I’m currently collaborating on tweaking/developing a lesson plan and corresponding curriculum to teach Washington high school students about the chemistry involved in ocean acidification.

This is a project that’s already been in the works and I’m being brought in to assist (or, take over?) with the development. I’m pretty interested and excited by this. The reason for my excitement is that I was in the secondary education program to become a certified secondary education teacher while I was in graduate school. So, this project lets me apply the knowledge I garnered about teaching science during that time.

The current state of the project has a lab protocol, but no real lesson plan for the teachers to utilize. The lab protocol, in my view, is a bit too dense for high schoolers to digest and is a bit too much of “do this, write down the number: that’s ocean acidification!” It currently lacks an important element of science pedagogy: discovery. My goals are to tweak the protocol in such a fashion that it is more engaging and, possibly, hypothesis-(i.e. discovery) driven. This type of teaching has been shown to greatly improve retention and help improve/develop critical thinking skills.

The lesson plan should have sufficient information for teachers to decide if the lesson is appropriate for them to teach (e.g. which Washington state standards are addressed, what learning level(s) does the lesson require, what materials/supplies are needed, etc.), if they have enough time to conduct the lesson, and if they have ample understanding of the topic to feel comfortable teaching it.

I’ve put this project on GitHub. It allows for active collaboration on projects. Although there are some hurdles for those collaborators who have not used the service before, I think there are some good organizational benefits that are worth dealing with the initial headaches that might come for beginning GitHub users.

One benefit to developing this project on GitHub is that all changes are tracked and a description of the changes are required when they are made. This makes it relatively to see what changes were made, by who, and when. Although using something like Google Docs also automatically tracks changes, it does not allow the ability to provide a comment when changes are made. Because of this, it’s not always clear why the change was made in the first place.

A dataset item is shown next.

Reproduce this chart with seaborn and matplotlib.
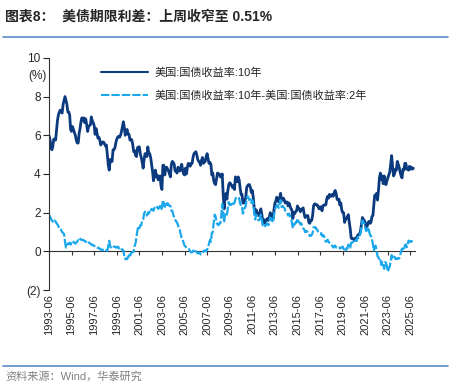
import matplotlib
matplotlib.use('Agg')
import matplotlib.pyplot as plt
from matplotlib.lines import Line2D
import seaborn as sns
import pandas as pd

# monthly values, 1993-06 .. 2025-09
yield_10y = [
    6.0, 5.8, 5.45, 5.25, 5.4, 5.8, 5.8,                                  # 1993 Jun-Dec
    5.75, 6.25, 6.75, 7.05, 7.2, 7.3, 7.2, 7.15, 7.6, 7.8, 8.0, 7.8,      # 1994
    7.6, 7.2, 7.2, 7.05, 6.3, 6.2, 6.45, 6.3, 6.15, 6.0, 5.75, 5.6,       # 1995
    5.6, 6.1, 6.35, 6.7, 6.9, 6.75, 6.9, 6.65, 6.85, 6.55, 6.2, 6.45,     # 1996
    6.5, 6.55, 6.95, 6.75, 6.65, 6.5, 6.05, 6.35, 6.1, 5.85, 5.9, 5.75,   # 1997
    5.5, 5.6, 5.65, 5.65, 5.55, 5.45, 5.5, 5.0, 4.45, 4.2, 4.75, 4.65,    # 1998
    4.65, 5.25, 5.25, 5.35, 5.6, 5.8, 5.9, 5.95, 5.9, 6.0, 6.2, 6.45,     # 1999
    6.7, 6.4, 6.0, 6.2, 6.3, 6.05, 6.05, 5.75, 5.8, 5.75, 5.5, 5.15,      # 2000
    5.2, 4.95, 4.9, 5.35, 5.4, 5.4, 5.05, 4.85, 4.6, 4.3, 4.75, 5.05,     # 2001
    5.05, 4.9, 5.4, 5.1, 5.05, 4.85, 4.5, 4.15, 3.65, 3.9, 4.2, 3.85,     # 2002
    3.95, 3.7, 3.85, 3.9, 3.4, 3.2, 4.45, 4.45, 3.95, 4.3, 4.35, 4.25,    # 2003
    4.15, 4.0, 3.85, 4.5, 4.65, 4.6, 4.5, 4.15, 4.15, 4.05, 4.35, 4.25,   # 2004
    4.15, 4.35, 4.5, 4.2, 4.0, 3.95, 4.3, 4.0, 4.35, 4.55, 4.5, 4.4,      # 2005
    4.55, 4.55, 4.85, 5.05, 5.1, 5.15, 5.0, 4.75, 4.65, 4.6, 4.45, 4.7,   # 2006
    4.85, 4.55, 4.65, 4.65, 4.9, 5.05, 4.8, 4.55, 4.6, 4.5, 3.95, 4.05,   # 2007
    3.65, 3.5, 3.45, 3.75, 4.05, 4.0, 4.0, 3.85, 3.85, 4.0, 2.95, 2.2,    # 2008
    2.85, 3.0, 2.7, 3.15, 3.45, 3.55, 3.5, 3.4, 3.3, 3.4, 3.2, 3.85,      # 2009
    3.65, 3.6, 3.85, 3.7, 3.3, 2.95, 2.95, 2.5, 2.5, 2.6, 2.8, 3.3,       # 2010
    3.4, 3.45, 3.45, 3.3, 3.05, 3.15, 2.8, 2.25, 1.9, 2.15, 2.05, 1.9,    # 2011
    1.85, 1.95, 2.2, 1.95, 1.6, 1.65, 1.45, 1.55, 1.65, 1.7, 1.6, 1.75,   # 2012
    2.0, 1.9, 1.85, 1.7, 2.15, 2.5, 2.6, 2.8, 2.65, 2.55, 2.75, 3.0,      # 2013
    2.65, 2.65, 2.75, 2.65, 2.5, 2.55, 2.55, 2.35, 2.5, 2.35, 2.2, 2.15,  # 2014
    1.7, 2.0, 1.95, 2.05, 2.1, 2.35, 2.2, 2.2, 2.05, 2.15, 2.2, 2.25,     # 2015
    1.95, 1.75, 1.8, 1.85, 1.85, 1.5, 1.45, 1.6, 1.6, 1.85, 2.35, 2.45,   # 2016
    2.45, 2.4, 2.4, 2.3, 2.2, 2.3, 2.3, 2.1, 2.35, 2.4, 2.4, 2.4,         # 2017
    2.7, 2.85, 2.75, 2.95, 2.85, 2.85, 2.95, 2.85, 3.05, 3.15, 3.0, 2.7,  # 2018
    2.65, 2.7, 2.4, 2.5, 2.15, 2.0, 2.0, 1.5, 1.65, 1.7, 1.8, 1.9,        # 2019
    1.5, 1.15, 0.7, 0.65, 0.65, 0.65, 0.55, 0.7, 0.7, 0.85, 0.85, 0.9,    # 2020
    1.1, 1.45, 1.75, 1.65, 1.6, 1.45, 1.25, 1.3, 1.5, 1.55, 1.45, 1.5,    # 2021
    1.8, 1.85, 2.35, 2.9, 2.85, 3.0, 2.65, 3.15, 3.8, 4.05, 3.7, 3.9,     # 2022
    3.5, 3.9, 3.5, 3.45, 3.65, 3.8, 3.95, 4.1, 4.55, 4.95, 4.35, 3.9,     # 2023
    4.0, 4.25, 4.2, 4.65, 4.5, 4.35, 4.1, 3.9, 3.8, 4.25, 4.2, 4.55,      # 2024
    4.55, 4.25, 4.25, 4.2, 4.4, 4.25, 4.35, 4.25, 4.3,                    # 2025 Jan-Sep
]

spread_10y_2y = [
    1.9, 1.8, 1.7, 1.6, 1.55, 1.5, 1.6,                                   # 1993 Jun-Dec
    1.55, 1.45, 1.4, 1.3, 1.2, 1.2, 1.1, 1.0, 0.95, 0.9, 0.5, 0.2,        # 1994
    0.3, 0.4, 0.4, 0.45, 0.35, 0.45, 0.55, 0.5, 0.45, 0.4, 0.45, 0.5,     # 1995
    0.6, 0.7, 0.65, 0.6, 0.6, 0.6, 0.55, 0.55, 0.5, 0.45, 0.4, 0.45,      # 1996
    0.45, 0.4, 0.35, 0.35, 0.3, 0.3, 0.25, 0.25, 0.2, 0.2, 0.15, 0.15,    # 1997
    0.1, 0.05, 0.1, 0.05, 0.05, 0.0, 0.05, 0.05, 0.3, 0.55, 0.25, 0.2,    # 1998
    0.15, 0.2, 0.25, 0.25, 0.2, 0.2, 0.25, 0.2, 0.1, 0.15, 0.1, 0.1,      # 1999
    0.05, -0.25, -0.4, -0.35, -0.4, -0.3, -0.2, -0.3, -0.1, -0.05, -0.05, 0.0,  # 2000
    0.3, 0.45, 0.75, 1.1, 1.3, 1.2, 1.35, 1.35, 1.6, 1.65, 1.95, 2.05,    # 2001
    2.0, 1.85, 2.0, 1.95, 2.1, 2.05, 2.2, 2.15, 2.1, 2.25, 2.25, 2.2,     # 2002
    2.3, 2.2, 2.25, 2.35, 2.15, 2.25, 2.65, 2.5, 2.3, 2.45, 2.35, 2.5,    # 2003
    2.4, 2.35, 2.35, 2.1, 2.1, 1.9, 1.75, 1.65, 1.55, 1.5, 1.35, 1.2,     # 2004
    1.1, 0.85, 0.7, 0.6, 0.45, 0.3, 0.25, 0.2, 0.15, 0.15, 0.1, 0.0,      # 2005
    -0.05, -0.05, 0.0, 0.1, 0.1, 0.0, -0.05, -0.1, -0.1, -0.05, -0.15, -0.1,  # 2006
    -0.1, 0.0, 0.05, 0.05, 0.0, 0.1, 0.2, 0.4, 0.6, 0.5, 0.95, 1.0,       # 2007
    1.5, 1.9, 1.8, 1.5, 1.4, 1.35, 1.45, 1.45, 1.85, 2.45, 1.95, 1.5,     # 2008
    1.9, 2.0, 1.9, 2.25, 2.55, 2.4, 2.4, 2.45, 2.35, 2.5, 2.5, 2.7,       # 2009
    2.8, 2.8, 2.8, 2.75, 2.5, 2.35, 2.35, 1.95, 2.1, 2.25, 2.35, 2.7,     # 2010
    2.85, 2.75, 2.65, 2.7, 2.5, 2.65, 2.5, 2.0, 1.65, 1.9, 1.8, 1.65,     # 2011
    1.6, 1.7, 1.9, 1.65, 1.35, 1.35, 1.25, 1.35, 1.4, 1.45, 1.35, 1.5,    # 2012
    1.75, 1.65, 1.6, 1.5, 1.85, 2.15, 2.3, 2.4, 2.35, 2.25, 2.45, 2.65,   # 2013
    2.3, 2.35, 2.3, 2.25, 2.1, 2.05, 2.0, 1.85, 1.95, 1.85, 1.7, 1.5,     # 2014
    1.2, 1.4, 1.4, 1.5, 1.5, 1.7, 1.55, 1.5, 1.4, 1.45, 1.3, 1.2,         # 2015
    1.15, 1.0, 1.05, 1.05, 0.95, 0.9, 0.8, 0.8, 0.85, 0.95, 1.25, 1.25,   # 2016
    1.25, 1.15, 1.13, 1.0, 0.95, 0.93, 0.95, 0.8, 0.85, 0.8, 0.65, 0.5,   # 2017
    0.55, 0.6, 0.47, 0.45, 0.4, 0.33, 0.3, 0.2, 0.25, 0.3, 0.2, 0.2,      # 2018
    0.17, 0.2, 0.15, 0.2, 0.2, 0.25, 0.15, 0.0, 0.05, 0.15, 0.15, 0.35,   # 2019
    0.2, 0.2, 0.45, 0.45, 0.5, 0.5, 0.45, 0.6, 0.55, 0.75, 0.7, 0.8,      # 2020
    0.95, 1.3, 1.6, 1.5, 1.45, 1.2, 1.05, 1.1, 1.25, 1.05, 0.85, 0.8,     # 2021
    0.6, 0.4, 0.05, 0.2, 0.3, 0.05, -0.25, -0.3, -0.45, -0.4, -0.7, -0.55,  # 2022
    -0.7, -0.9, -0.55, -0.6, -0.76, -1.05, -0.9, -0.78, -0.48, -0.19, -0.36, -0.37,  # 2023
    -0.27, -0.39, -0.39, -0.35, -0.38, -0.36, -0.21, 0.0, 0.15, 0.12, 0.05, 0.33,  # 2024
    0.36, 0.22, 0.34, 0.56, 0.51, 0.52, 0.49, 0.6, 0.55,                  # 2025 Jan-Sep
]

tick_years = list(range(1993, 2026, 2))
y_ticks = [-2, 0, 2, 4, 6, 8, 10]
y_tick_labels = ['(2)', '0', '2', '4', '6', '8', '10']
label_10y = '美国:国债收益率:10年'
label_spread = '美国:国债收益率:10年-美国:国债收益率:2年'

sns.set_style('white')
plt.rcParams['font.family'] = ['Liberation Sans', 'Noto Sans CJK SC', 'DejaVu Sans']

dates = pd.date_range('1993-06-01', periods=len(yield_10y), freq='MS')
df = pd.DataFrame({'date': dates, 'y10': yield_10y, 'spread': spread_10y_2y})

fig = plt.figure(figsize=(4.6, 3.91), dpi=100)
ax = fig.add_axes([0.1065, 0.258, 0.795, 0.594])

sns.lineplot(data=df, x='date', y='y10', ax=ax, color='#0B3A7E',
             linewidth=2.0, label=label_10y)
sns.lineplot(data=df, x='date', y='spread', ax=ax, color='#1AA7EC',
             linewidth=1.6, linestyle=(0, (4, 1)), label=label_spread)

ax.set_xlim(pd.Timestamp('1993-06-01'), pd.Timestamp('2025-10-15'))
ax.set_ylim(-2, 10)
ax.set_xlabel('')
ax.set_ylabel('')

ticks = [pd.Timestamp(f'{y}-06-01') for y in tick_years]
ax.set_xticks(ticks, labels=[f'{y}-06' for y in tick_years])
ax.tick_params(axis='x', length=0, pad=3, labelsize=8, rotation=90)
ax.set_yticks(y_ticks, labels=y_tick_labels)
ax.tick_params(axis='y', length=4, width=0.8, direction='out', labelsize=8.5, pad=2,
               left=True)

for s in ['top', 'right', 'bottom']:
    ax.spines[s].set_visible(False)
ax.spines['left'].set_color('#333333')
ax.spines['left'].set_linewidth(0.8)

# zero line carrying the x ticks
secax = ax.secondary_xaxis(1 / 6)
secax.set_xticks(ticks)
secax.tick_params(axis='x', length=3, width=0.8, direction='out',
                  labelbottom=False, labeltop=False, color='#333333')
secax.spines['bottom'].set_color('#333333')
secax.spines['bottom'].set_linewidth(0.8)
secax.spines['top'].set_visible(False)

leg = ax.legend(loc='upper left', bbox_to_anchor=(0.116, 1.0), frameon=False,
                handlelength=4.2, labelspacing=1.1, fontsize=8, handletextpad=0.6)
for h in leg.get_lines():
    h.set_linewidth(1.5)

fig.text(47 / 460, 1 - 76 / 391, '(%)', ha='right', va='center', fontsize=8.5)
fig.text(5 / 460, 1 - 17 / 391, '图表8：  美债期限利差：上周收窄至 0.51%',
         fontweight='bold', fontsize=10, va='center', ha='left')
fig.add_artist(Line2D([3 / 460, 448 / 460], [1 - 37 / 391] * 2,
                      color='#5B8DC8', lw=1.2, transform=fig.transFigure))
fig.add_artist(Line2D([3 / 460, 448 / 460], [1 - 366 / 391] * 2,
                      color='#5B8DC8', lw=1.2, transform=fig.transFigure))
fig.text(5 / 460, 1 - 376 / 391, '资料来源：Wind，华泰研究', color='#808080',
         fontsize=8, va='center', ha='left')

fig.savefig('out.png', dpi=100)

An additional benefit, and this is the main reason I think it’s best to develop this project on GitHub, is the Issues tracker (see screenshot):

The Issues section allows for targeted discussion of the project and eliminates the volleys of email that often happen on collaborative projects. It will keep all discussions about this project in a single location and won’t require exhaustive searches of emails that easily get buried during a work week. Additionally, the discussions can remain focused on specific topics without getting lost within a emails attempting to broach multiple topics at once.